■ Information shown ■
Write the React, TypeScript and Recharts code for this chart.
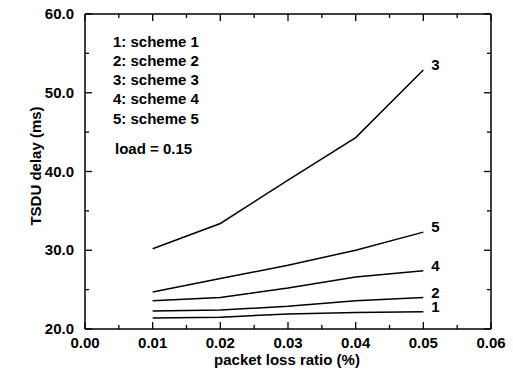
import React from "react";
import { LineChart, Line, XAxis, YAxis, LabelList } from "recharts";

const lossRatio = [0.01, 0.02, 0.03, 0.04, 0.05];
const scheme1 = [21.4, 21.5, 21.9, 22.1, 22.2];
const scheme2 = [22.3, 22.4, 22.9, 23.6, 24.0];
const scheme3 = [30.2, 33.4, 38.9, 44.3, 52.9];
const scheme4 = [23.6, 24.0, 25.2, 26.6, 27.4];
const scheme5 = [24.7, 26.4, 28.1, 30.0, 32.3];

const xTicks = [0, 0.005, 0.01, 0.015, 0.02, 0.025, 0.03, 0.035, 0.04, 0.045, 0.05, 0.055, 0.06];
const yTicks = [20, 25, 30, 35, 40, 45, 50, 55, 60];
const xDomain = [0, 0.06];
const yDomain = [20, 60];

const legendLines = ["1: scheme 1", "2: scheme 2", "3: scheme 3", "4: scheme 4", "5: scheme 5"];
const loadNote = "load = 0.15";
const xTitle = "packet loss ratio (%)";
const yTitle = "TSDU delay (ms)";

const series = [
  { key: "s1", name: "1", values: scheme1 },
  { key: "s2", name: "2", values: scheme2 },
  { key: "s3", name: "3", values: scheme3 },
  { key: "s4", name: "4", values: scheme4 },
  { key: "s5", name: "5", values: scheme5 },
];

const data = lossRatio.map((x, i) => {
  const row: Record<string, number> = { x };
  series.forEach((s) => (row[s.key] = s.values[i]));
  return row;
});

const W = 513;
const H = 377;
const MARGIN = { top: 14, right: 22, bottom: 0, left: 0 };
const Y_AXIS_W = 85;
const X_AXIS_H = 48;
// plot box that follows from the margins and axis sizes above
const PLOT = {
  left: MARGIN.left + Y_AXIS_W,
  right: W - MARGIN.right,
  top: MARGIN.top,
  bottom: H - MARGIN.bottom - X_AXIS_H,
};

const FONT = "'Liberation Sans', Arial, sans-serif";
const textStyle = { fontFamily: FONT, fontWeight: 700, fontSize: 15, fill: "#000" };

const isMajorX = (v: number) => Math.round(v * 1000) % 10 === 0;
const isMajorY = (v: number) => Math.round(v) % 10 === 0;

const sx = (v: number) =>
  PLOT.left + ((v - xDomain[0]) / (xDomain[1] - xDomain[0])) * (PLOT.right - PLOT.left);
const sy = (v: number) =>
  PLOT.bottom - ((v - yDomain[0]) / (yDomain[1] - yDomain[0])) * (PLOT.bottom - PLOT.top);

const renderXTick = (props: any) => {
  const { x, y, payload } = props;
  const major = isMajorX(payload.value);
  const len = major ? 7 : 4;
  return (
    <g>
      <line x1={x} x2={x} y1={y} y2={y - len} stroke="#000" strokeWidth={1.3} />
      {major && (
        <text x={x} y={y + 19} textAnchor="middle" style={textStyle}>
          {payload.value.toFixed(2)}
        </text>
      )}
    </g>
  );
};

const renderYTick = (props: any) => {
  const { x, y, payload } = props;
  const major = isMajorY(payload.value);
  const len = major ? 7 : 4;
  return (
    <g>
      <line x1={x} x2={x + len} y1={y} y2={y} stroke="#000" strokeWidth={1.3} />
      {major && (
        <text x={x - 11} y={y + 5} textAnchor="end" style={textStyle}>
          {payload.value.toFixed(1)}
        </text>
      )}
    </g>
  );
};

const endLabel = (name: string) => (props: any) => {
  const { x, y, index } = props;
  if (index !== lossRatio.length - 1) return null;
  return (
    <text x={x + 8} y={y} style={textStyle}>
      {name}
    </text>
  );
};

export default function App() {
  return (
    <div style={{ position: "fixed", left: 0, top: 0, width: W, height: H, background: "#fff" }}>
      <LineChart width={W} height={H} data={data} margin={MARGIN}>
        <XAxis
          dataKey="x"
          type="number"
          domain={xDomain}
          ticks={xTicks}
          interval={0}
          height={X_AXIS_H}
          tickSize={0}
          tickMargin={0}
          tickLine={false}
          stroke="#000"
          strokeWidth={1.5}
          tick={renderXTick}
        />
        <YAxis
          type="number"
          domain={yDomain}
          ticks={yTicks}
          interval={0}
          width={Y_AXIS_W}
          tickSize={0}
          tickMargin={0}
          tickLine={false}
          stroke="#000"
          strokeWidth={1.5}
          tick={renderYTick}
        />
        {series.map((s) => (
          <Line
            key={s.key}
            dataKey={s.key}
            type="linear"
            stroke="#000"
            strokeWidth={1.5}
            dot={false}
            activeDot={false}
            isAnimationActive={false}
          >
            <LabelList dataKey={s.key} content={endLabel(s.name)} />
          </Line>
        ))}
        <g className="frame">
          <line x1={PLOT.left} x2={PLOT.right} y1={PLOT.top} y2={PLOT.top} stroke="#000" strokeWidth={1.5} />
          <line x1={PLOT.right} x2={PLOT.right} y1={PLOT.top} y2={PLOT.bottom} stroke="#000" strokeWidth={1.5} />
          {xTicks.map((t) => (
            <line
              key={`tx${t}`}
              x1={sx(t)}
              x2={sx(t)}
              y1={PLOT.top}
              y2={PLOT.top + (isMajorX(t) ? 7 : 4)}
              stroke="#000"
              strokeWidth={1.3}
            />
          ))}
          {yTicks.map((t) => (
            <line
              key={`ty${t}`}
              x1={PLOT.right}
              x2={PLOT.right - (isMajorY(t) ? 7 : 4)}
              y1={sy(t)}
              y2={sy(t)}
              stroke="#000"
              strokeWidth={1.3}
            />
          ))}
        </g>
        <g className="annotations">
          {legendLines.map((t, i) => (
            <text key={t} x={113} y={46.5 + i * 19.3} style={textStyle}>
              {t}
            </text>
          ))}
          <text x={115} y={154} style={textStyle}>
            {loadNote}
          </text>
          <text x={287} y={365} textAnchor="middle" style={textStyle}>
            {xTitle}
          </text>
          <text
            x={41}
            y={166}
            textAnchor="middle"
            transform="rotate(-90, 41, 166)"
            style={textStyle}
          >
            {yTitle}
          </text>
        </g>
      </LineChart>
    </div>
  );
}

■ Set exercise ■
Pictures are excluded; copy all other data exactly as shown.

■ Written reply ■
Write the React, TypeScript and Recharts code for this chart.
import React from "react";
import { LineChart, Line, XAxis, YAxis, LabelList } from "recharts";

const lossRatio = [0.01, 0.02, 0.03, 0.04, 0.05];
const scheme1 = [21.4, 21.5, 21.9, 22.1, 22.2];
const scheme2 = [22.3, 22.4, 22.9, 23.6, 24.0];
const scheme3 = [30.2, 33.4, 38.9, 44.3, 52.9];
const scheme4 = [23.6, 24.0, 25.2, 26.6, 27.4];
const scheme5 = [24.7, 26.4, 28.1, 30.0, 32.3];

const xTicks = [0, 0.005, 0.01, 0.015, 0.02, 0.025, 0.03, 0.035, 0.04, 0.045, 0.05, 0.055, 0.06];
const yTicks = [20, 25, 30, 35, 40, 45, 50, 55, 60];
const xDomain = [0, 0.06];
const yDomain = [20, 60];

const legendLines = ["1: scheme 1", "2: scheme 2", "3: scheme 3", "4: scheme 4", "5: scheme 5"];
const loadNote = "load = 0.15";
const xTitle = "packet loss ratio (%)";
const yTitle = "TSDU delay (ms)";

const series = [
  { key: "s1", name: "1", values: scheme1 },
  { key: "s2", name: "2", values: scheme2 },
  { key: "s3", name: "3", values: scheme3 },
  { key: "s4", name: "4", values: scheme4 },
  { key: "s5", name: "5", values: scheme5 },
];

const data = lossRatio.map((x, i) => {
  const row: Record<string, number> = { x };
  series.forEach((s) => (row[s.key] = s.values[i]));
  return row;
});

const W = 513;
const H = 377;
const MARGIN = { top: 14, right: 22, bottom: 0, left: 0 };
const Y_AXIS_W = 85;
const X_AXIS_H = 48;
// plot box that follows from the margins and axis sizes above
const PLOT = {
  left: MARGIN.left + Y_AXIS_W,
  right: W - MARGIN.right,
  top: MARGIN.top,
  bottom: H - MARGIN.bottom - X_AXIS_H,
};

const FONT = "'Liberation Sans', Arial, sans-serif";
const textStyle = { fontFamily: FONT, fontWeight: 700, fontSize: 15, fill: "#000" };

const isMajorX = (v: number) => Math.round(v * 1000) % 10 === 0;
const isMajorY = (v: number) => Math.round(v) % 10 === 0;

const sx = (v: number) =>
  PLOT.left + ((v - xDomain[0]) / (xDomain[1] - xDomain[0])) * (PLOT.right - PLOT.left);
const sy = (v: number) =>
  PLOT.bottom - ((v - yDomain[0]) / (yDomain[1] - yDomain[0])) * (PLOT.bottom - PLOT.top);

const renderXTick = (props: any) => {
  const { x, y, payload } = props;
  const major = isMajorX(payload.value);
  const len = major ? 7 : 4;
  return (
    <g>
      <line x1={x} x2={x} y1={y} y2={y - len} stroke="#000" strokeWidth={1.3} />
      {major && (
        <text x={x} y={y + 19} textAnchor="middle" style={textStyle}>
          {payload.value.toFixed(2)}
        </text>
      )}
    </g>
  );
};

const renderYTick = (props: any) => {
  const { x, y, payload } = props;
  const major = isMajorY(payload.value);
  const len = major ? 7 : 4;
  return (
    <g>
      <line x1={x} x2={x + len} y1={y} y2={y} stroke="#000" strokeWidth={1.3} />
      {major && (
        <text x={x - 11} y={y + 5} textAnchor="end" style={textStyle}>
          {payload.value.toFixed(1)}
        </text>
      )}
    </g>
  );
};

const endLabel = (name: string) => (props: any) => {
  const { x, y, index } = props;
  if (index !== lossRatio.length - 1) return null;
  return (
    <text x={x + 8} y={y} style={textStyle}>
      {name}
    </text>
  );
};

export default function App() {
  return (
    <div style={{ position: "fixed", left: 0, top: 0, width: W, height: H, background: "#fff" }}>
      <LineChart width={W} height={H} data={data} margin={MARGIN}>
        <XAxis
          dataKey="x"
          type="number"
          domain={xDomain}
          ticks={xTicks}
          interval={0}
          height={X_AXIS_H}
          tickSize={0}
          tickMargin={0}
          tickLine={false}
          stroke="#000"
          strokeWidth={1.5}
          tick={renderXTick}
        />
        <YAxis
          type="number"
          domain={yDomain}
          ticks={yTicks}
          interval={0}
          width={Y_AXIS_W}
          tickSize={0}
          tickMargin={0}
          tickLine={false}
          stroke="#000"
          strokeWidth={1.5}
          tick={renderYTick}
        />
        {series.map((s) => (
          <Line
            key={s.key}
            dataKey={s.key}
            type="linear"
            stroke="#000"
            strokeWidth={1.5}
            dot={false}
            activeDot={false}
            isAnimationActive={false}
          >
            <LabelList dataKey={s.key} content={endLabel(s.name)} />
          </Line>
        ))}
        <g className="frame">
          <line x1={PLOT.left} x2={PLOT.right} y1={PLOT.top} y2={PLOT.top} stroke="#000" strokeWidth={1.5} />
          <line x1={PLOT.right} x2={PLOT.right} y1={PLOT.top} y2={PLOT.bottom} stroke="#000" strokeWidth={1.5} />
          {xTicks.map((t) => (
            <line
              key={`tx${t}`}
              x1={sx(t)}
              x2={sx(t)}
              y1={PLOT.top}
              y2={PLOT.top + (isMajorX(t) ? 7 : 4)}
              stroke="#000"
              strokeWidth={1.3}
            />
          ))}
          {yTicks.map((t) => (
            <line
              key={`ty${t}`}
              x1={PLOT.right}
              x2={PLOT.right - (isMajorY(t) ? 7 : 4)}
              y1={sy(t)}
              y2={sy(t)}
              stroke="#000"
              strokeWidth={1.3}
            />
          ))}
        </g>
        <g className="annotations">
          {legendLines.map((t, i) => (
            <text key={t} x={113} y={46.5 + i * 19.3} style={textStyle}>
              {t}
            </text>
          ))}
          <text x={115} y={154} style={textStyle}>
            {loadNote}
          </text>
          <text x={287} y={365} textAnchor="middle" style={textStyle}>
            {xTitle}
          </text>
          <text
            x={41}
            y={166}
            textAnchor="middle"
            transform="rotate(-90, 41, 166)"
            style={textStyle}
          >
            {yTitle}
          </text>
        </g>
      </LineChart>
    </div>
  );
}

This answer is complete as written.